— START Items —
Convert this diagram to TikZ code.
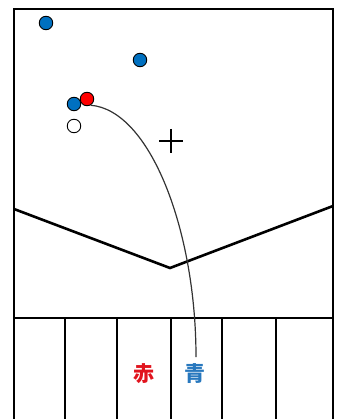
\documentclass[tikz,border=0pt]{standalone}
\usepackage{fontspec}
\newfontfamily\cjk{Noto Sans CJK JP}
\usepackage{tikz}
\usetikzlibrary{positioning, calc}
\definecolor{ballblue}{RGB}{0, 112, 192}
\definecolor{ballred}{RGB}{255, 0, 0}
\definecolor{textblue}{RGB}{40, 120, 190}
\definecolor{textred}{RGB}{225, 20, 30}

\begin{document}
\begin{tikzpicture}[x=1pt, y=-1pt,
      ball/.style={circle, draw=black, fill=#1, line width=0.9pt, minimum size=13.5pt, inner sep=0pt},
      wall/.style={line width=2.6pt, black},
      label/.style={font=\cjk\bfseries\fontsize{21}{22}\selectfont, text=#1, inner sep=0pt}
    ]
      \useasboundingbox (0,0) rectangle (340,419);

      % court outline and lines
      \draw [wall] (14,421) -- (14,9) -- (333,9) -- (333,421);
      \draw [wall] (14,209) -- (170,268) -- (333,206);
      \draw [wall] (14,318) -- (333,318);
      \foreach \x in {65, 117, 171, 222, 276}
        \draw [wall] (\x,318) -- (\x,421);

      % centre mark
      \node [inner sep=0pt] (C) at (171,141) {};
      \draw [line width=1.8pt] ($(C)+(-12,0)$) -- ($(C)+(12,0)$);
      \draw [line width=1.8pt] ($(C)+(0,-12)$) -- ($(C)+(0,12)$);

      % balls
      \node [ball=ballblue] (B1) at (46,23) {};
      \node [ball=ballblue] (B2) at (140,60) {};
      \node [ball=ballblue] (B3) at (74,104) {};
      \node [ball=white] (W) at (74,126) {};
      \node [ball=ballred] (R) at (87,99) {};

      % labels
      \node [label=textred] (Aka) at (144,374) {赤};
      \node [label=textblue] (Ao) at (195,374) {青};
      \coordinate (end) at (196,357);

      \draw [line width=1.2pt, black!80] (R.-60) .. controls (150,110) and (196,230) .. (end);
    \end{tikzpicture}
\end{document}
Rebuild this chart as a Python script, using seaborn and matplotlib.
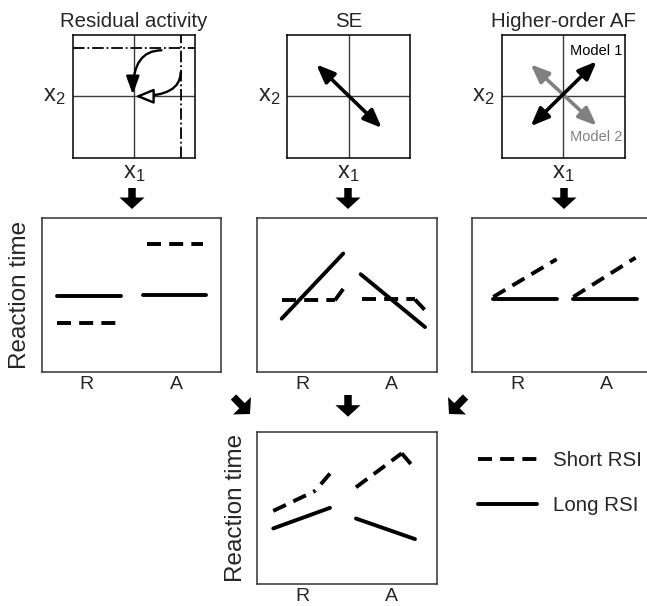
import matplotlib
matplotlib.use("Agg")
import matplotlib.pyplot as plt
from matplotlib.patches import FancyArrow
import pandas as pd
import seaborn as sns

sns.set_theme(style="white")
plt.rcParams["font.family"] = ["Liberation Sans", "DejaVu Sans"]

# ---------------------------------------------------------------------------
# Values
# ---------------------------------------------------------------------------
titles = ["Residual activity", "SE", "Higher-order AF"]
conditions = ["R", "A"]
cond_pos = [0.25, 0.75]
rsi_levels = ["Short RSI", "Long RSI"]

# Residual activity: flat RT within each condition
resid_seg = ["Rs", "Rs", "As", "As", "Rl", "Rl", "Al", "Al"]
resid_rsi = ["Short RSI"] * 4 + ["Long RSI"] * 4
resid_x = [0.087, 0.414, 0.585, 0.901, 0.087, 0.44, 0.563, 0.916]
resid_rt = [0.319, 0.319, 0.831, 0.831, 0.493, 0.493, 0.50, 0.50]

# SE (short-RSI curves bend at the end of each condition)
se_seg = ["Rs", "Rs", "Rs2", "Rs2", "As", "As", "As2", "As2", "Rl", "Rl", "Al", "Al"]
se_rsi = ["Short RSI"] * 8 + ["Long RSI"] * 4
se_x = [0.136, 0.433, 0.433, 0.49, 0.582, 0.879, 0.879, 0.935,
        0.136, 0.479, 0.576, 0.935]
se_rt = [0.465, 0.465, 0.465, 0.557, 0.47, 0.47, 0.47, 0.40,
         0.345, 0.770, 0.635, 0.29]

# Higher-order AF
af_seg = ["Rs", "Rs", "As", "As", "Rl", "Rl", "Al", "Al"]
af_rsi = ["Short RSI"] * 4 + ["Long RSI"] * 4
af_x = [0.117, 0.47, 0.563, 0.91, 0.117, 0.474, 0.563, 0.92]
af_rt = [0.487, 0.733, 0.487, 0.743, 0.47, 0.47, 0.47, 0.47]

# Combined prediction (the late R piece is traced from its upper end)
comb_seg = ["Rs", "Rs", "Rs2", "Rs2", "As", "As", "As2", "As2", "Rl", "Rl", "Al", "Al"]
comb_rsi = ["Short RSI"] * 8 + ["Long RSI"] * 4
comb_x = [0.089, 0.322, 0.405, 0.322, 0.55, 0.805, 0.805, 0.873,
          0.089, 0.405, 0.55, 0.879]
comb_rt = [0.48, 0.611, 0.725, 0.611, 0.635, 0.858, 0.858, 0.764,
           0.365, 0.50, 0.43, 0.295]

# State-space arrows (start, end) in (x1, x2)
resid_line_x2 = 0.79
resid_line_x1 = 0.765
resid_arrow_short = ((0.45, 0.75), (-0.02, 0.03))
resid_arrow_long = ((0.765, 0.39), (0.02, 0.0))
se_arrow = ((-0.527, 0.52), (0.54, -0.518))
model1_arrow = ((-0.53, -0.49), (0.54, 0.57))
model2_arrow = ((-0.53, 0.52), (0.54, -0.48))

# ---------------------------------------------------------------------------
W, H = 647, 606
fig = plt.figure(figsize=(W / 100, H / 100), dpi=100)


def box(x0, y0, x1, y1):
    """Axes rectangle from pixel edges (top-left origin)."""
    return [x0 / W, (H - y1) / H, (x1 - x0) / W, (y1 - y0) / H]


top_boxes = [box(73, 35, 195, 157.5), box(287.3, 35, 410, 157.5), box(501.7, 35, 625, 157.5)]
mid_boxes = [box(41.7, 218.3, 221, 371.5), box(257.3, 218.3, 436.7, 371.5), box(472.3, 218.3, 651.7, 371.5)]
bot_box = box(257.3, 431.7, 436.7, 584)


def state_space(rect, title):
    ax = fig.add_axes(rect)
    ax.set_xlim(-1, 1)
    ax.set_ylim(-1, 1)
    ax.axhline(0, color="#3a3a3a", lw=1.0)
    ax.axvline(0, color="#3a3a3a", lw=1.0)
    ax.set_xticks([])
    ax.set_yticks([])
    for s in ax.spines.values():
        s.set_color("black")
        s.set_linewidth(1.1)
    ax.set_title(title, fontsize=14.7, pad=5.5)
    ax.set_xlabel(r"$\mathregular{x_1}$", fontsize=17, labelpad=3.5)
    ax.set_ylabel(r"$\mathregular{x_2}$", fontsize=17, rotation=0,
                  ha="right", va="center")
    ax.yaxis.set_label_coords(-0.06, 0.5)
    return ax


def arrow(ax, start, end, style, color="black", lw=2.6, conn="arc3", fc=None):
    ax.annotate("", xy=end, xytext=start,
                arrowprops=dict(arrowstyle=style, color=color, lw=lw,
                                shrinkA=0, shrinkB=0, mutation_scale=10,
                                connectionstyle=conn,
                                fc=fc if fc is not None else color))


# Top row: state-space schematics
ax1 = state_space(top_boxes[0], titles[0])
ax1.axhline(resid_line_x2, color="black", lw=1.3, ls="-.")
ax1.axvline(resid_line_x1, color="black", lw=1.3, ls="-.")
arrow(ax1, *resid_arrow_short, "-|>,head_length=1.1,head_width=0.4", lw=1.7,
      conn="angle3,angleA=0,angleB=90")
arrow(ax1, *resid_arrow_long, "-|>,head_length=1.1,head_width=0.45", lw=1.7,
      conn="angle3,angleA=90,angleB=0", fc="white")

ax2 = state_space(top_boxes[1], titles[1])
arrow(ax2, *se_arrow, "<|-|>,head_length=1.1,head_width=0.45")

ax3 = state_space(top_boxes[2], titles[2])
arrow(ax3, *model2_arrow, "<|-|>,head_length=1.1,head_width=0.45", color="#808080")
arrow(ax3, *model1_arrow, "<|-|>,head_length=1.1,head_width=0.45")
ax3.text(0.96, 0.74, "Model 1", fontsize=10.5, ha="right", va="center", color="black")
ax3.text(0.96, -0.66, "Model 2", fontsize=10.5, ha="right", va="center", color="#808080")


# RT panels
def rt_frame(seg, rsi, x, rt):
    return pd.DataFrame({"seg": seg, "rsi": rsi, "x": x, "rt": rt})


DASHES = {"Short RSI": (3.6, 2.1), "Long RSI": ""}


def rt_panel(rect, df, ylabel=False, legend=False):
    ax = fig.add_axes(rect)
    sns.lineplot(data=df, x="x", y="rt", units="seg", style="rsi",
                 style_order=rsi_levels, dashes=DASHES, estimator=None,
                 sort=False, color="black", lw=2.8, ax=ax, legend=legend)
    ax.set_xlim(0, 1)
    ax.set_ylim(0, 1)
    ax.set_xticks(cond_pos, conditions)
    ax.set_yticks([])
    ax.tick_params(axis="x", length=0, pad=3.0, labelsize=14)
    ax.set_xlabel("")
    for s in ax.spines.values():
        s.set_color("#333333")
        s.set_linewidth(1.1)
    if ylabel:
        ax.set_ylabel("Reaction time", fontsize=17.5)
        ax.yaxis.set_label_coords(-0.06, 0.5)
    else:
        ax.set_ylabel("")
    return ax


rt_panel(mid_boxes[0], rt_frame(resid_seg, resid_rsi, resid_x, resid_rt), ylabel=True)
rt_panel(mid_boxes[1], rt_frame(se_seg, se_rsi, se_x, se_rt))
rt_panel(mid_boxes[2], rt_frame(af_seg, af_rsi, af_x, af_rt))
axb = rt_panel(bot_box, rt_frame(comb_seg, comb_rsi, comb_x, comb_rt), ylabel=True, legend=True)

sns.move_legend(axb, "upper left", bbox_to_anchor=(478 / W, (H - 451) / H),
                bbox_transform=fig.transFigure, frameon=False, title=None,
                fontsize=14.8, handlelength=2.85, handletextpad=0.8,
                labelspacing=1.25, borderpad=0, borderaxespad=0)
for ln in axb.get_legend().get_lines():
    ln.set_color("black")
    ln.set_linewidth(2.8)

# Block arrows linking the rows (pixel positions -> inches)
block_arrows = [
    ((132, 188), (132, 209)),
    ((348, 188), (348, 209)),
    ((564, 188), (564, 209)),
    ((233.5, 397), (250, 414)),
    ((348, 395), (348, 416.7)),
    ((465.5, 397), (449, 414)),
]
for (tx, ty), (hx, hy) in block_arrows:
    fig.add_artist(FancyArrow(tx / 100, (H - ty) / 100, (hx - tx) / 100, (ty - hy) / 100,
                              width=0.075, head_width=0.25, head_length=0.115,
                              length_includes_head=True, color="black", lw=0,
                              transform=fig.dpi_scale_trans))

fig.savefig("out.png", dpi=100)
— END Items —
— START Items —
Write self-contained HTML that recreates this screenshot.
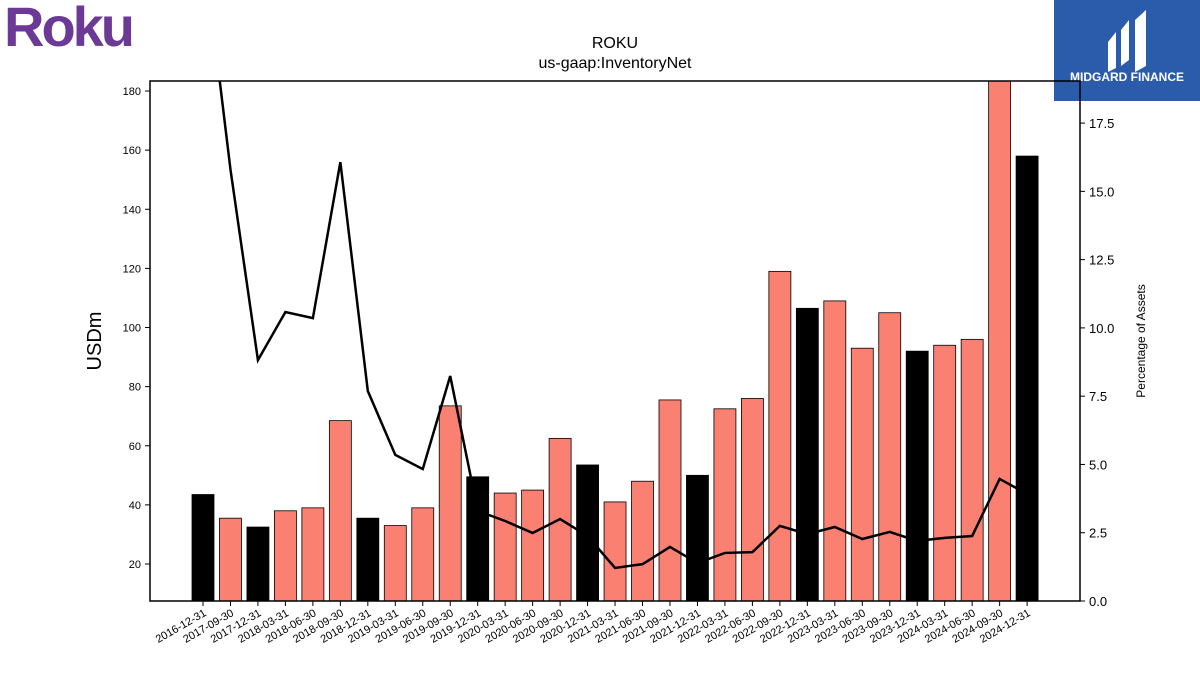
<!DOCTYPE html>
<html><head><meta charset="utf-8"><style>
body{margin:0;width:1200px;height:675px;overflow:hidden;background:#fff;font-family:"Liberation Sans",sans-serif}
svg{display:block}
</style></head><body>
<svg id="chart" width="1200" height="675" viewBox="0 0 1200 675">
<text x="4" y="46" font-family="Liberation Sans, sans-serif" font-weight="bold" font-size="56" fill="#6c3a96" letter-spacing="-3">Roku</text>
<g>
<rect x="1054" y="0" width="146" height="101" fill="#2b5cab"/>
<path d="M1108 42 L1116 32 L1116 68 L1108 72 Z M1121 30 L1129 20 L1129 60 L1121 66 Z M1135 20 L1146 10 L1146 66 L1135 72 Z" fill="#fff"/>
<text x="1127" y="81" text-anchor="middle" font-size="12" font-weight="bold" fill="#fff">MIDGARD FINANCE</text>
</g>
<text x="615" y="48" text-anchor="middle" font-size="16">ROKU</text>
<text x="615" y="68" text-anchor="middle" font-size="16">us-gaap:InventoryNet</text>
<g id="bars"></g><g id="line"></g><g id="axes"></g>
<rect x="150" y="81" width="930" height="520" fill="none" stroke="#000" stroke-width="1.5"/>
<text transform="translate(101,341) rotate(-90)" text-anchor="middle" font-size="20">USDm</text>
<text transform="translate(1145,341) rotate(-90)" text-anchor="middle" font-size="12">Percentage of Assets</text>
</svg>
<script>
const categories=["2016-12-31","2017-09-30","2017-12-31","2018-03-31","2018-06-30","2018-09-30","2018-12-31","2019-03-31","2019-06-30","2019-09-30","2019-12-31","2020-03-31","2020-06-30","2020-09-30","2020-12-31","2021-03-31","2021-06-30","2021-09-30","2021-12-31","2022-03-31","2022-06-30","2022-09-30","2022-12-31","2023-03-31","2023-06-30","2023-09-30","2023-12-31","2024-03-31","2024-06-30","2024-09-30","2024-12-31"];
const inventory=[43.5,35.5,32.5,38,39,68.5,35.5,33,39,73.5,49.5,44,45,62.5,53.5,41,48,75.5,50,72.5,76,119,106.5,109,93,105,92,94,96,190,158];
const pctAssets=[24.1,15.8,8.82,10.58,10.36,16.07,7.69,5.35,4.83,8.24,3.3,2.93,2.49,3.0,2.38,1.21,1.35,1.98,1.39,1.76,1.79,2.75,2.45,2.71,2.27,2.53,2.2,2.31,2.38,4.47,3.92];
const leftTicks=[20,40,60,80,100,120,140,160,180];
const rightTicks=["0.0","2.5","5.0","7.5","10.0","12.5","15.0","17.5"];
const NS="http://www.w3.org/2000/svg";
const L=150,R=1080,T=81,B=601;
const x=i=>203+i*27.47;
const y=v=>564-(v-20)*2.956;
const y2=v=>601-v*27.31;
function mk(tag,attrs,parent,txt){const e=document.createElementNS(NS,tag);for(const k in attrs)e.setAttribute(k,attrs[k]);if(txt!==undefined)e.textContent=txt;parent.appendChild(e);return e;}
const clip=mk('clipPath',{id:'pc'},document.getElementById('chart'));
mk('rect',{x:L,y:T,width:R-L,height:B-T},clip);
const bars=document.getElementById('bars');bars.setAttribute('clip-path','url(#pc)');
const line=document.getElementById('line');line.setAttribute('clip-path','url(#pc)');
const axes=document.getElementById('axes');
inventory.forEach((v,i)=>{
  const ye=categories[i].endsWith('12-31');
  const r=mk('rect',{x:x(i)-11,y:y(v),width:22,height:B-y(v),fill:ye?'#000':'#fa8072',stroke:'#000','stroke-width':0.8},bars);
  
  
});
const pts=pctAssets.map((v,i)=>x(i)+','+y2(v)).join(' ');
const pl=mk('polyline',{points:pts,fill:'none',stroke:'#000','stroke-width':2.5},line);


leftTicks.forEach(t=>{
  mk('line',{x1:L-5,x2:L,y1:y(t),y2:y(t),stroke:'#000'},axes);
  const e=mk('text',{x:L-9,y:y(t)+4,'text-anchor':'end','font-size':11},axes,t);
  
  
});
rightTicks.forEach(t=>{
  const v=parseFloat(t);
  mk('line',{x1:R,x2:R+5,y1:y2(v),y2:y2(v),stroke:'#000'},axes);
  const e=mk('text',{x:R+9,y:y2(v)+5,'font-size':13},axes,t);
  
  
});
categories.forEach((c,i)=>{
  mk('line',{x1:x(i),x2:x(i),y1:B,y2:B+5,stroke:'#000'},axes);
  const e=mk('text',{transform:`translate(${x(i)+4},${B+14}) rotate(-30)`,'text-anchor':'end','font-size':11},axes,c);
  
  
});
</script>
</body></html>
— END Items —
— START Items —
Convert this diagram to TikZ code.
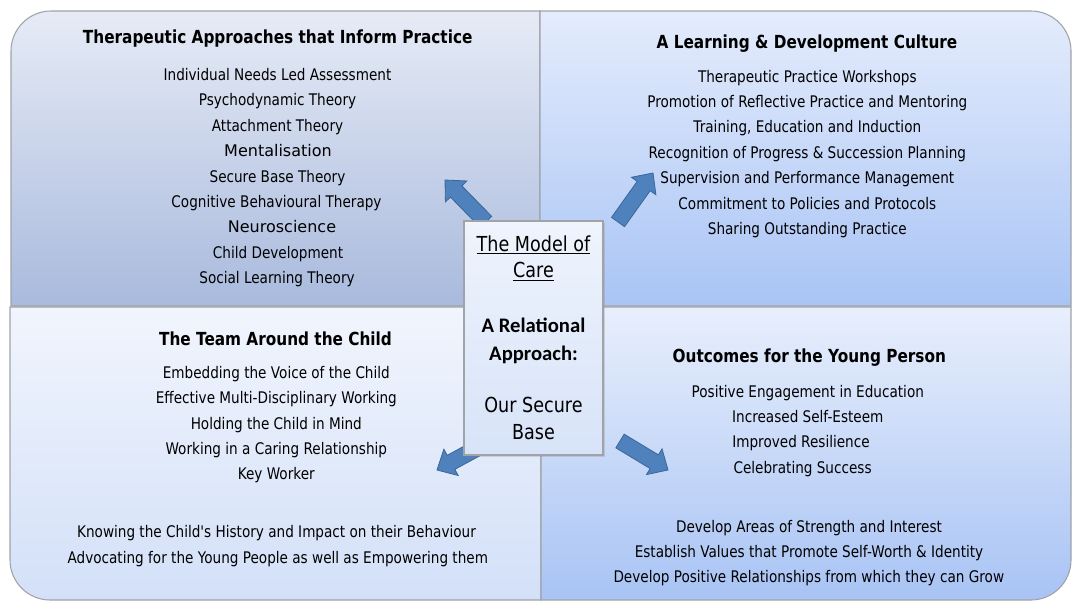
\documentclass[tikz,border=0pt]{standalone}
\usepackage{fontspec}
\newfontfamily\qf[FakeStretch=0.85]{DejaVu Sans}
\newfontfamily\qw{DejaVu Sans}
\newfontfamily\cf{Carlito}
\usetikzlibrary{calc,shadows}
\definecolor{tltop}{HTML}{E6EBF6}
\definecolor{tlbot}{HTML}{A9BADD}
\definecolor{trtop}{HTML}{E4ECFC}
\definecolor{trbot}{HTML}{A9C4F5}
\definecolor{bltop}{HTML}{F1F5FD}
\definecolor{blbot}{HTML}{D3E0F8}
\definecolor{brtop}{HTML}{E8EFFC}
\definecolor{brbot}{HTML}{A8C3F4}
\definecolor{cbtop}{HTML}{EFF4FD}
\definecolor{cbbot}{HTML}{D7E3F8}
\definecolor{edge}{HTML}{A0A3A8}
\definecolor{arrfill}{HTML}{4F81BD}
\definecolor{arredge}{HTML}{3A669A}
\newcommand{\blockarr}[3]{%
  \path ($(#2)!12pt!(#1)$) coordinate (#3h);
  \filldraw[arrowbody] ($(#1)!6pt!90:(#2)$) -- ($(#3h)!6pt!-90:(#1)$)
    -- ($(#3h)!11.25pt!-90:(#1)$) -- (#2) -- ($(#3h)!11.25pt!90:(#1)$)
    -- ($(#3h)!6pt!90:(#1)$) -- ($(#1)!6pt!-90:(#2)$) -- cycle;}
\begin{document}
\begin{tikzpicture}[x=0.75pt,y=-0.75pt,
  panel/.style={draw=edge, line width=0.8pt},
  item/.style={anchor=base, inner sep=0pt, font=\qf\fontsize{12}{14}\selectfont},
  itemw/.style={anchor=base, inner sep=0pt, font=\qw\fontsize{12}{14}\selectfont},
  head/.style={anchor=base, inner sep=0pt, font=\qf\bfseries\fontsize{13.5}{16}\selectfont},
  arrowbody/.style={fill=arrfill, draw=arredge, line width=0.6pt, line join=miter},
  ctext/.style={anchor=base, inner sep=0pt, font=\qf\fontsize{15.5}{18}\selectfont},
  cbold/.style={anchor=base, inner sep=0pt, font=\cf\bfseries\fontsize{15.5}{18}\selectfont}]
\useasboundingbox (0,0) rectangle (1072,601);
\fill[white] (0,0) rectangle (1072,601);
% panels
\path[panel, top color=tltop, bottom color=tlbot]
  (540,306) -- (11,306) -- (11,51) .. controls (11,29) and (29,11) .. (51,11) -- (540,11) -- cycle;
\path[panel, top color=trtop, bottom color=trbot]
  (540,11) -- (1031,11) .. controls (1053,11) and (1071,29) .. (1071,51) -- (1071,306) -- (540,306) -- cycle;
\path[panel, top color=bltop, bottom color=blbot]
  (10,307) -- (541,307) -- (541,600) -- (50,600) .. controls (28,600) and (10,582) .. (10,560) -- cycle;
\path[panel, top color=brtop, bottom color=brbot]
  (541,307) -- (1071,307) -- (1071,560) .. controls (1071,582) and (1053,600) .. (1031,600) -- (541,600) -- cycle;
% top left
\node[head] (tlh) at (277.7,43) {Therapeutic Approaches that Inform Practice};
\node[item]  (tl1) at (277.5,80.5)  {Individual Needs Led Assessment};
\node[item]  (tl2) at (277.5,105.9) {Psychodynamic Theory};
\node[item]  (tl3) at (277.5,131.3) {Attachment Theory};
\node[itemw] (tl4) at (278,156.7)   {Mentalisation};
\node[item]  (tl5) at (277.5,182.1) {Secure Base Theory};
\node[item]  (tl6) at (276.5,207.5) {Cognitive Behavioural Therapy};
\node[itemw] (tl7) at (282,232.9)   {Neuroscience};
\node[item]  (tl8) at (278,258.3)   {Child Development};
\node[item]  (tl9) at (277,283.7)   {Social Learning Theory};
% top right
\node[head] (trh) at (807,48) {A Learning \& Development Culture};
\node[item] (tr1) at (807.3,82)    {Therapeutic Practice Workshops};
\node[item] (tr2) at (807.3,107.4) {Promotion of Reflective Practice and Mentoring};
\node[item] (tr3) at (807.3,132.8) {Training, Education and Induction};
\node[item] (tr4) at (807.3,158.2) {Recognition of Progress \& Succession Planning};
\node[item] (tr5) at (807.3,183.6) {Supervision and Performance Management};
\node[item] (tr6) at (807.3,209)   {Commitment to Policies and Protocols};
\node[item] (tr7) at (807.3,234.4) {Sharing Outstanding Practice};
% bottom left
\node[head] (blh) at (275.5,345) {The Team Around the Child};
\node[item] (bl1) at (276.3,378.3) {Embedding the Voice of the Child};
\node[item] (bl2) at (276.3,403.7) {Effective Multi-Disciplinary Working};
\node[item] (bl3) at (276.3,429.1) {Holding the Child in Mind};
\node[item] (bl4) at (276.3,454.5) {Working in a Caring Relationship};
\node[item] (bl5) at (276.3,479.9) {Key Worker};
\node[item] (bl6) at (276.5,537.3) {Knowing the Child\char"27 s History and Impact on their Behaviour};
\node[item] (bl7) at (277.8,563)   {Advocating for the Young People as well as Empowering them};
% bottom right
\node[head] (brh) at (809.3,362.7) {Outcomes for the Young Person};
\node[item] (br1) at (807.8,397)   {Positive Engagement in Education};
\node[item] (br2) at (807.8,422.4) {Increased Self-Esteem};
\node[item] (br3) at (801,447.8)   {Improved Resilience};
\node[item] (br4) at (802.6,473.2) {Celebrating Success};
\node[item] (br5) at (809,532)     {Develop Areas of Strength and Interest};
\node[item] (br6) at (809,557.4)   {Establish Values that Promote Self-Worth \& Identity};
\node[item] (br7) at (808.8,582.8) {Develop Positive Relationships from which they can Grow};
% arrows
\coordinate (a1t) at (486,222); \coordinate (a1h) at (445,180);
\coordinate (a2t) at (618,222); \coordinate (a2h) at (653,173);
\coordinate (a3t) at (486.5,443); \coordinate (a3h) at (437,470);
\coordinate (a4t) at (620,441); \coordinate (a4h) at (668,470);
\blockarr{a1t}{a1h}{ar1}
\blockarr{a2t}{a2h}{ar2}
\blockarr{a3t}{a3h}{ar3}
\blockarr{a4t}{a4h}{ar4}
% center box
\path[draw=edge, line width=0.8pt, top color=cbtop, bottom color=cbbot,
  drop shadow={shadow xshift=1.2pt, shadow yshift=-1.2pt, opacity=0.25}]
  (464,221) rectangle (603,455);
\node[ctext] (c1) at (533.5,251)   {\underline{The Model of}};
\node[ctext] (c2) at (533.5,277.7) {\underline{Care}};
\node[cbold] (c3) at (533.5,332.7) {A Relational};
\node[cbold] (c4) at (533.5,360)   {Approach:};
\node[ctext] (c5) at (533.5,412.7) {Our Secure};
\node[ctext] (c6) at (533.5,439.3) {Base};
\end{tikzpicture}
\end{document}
— END Items —
_Task details_
Set down the lines running from the one with "Rebuild this chart" through the one with "0.493, 0.50, 0.50]", both ends kept, exactly and with no pictures.

_Solution to this exercise_
Rebuild this chart as a Python script, using seaborn and matplotlib.
import matplotlib
matplotlib.use("Agg")
import matplotlib.pyplot as plt
from matplotlib.patches import FancyArrow
import pandas as pd
import seaborn as sns

sns.set_theme(style="white")
plt.rcParams["font.family"] = ["Liberation Sans", "DejaVu Sans"]

# ---------------------------------------------------------------------------
# Values
# ---------------------------------------------------------------------------
titles = ["Residual activity", "SE", "Higher-order AF"]
conditions = ["R", "A"]
cond_pos = [0.25, 0.75]
rsi_levels = ["Short RSI", "Long RSI"]

# Residual activity: flat RT within each condition
resid_seg = ["Rs", "Rs", "As", "As", "Rl", "Rl", "Al", "Al"]
resid_rsi = ["Short RSI"] * 4 + ["Long RSI"] * 4
resid_x = [0.087, 0.414, 0.585, 0.901, 0.087, 0.44, 0.563, 0.916]
resid_rt = [0.319, 0.319, 0.831, 0.831, 0.493, 0.493, 0.50, 0.50]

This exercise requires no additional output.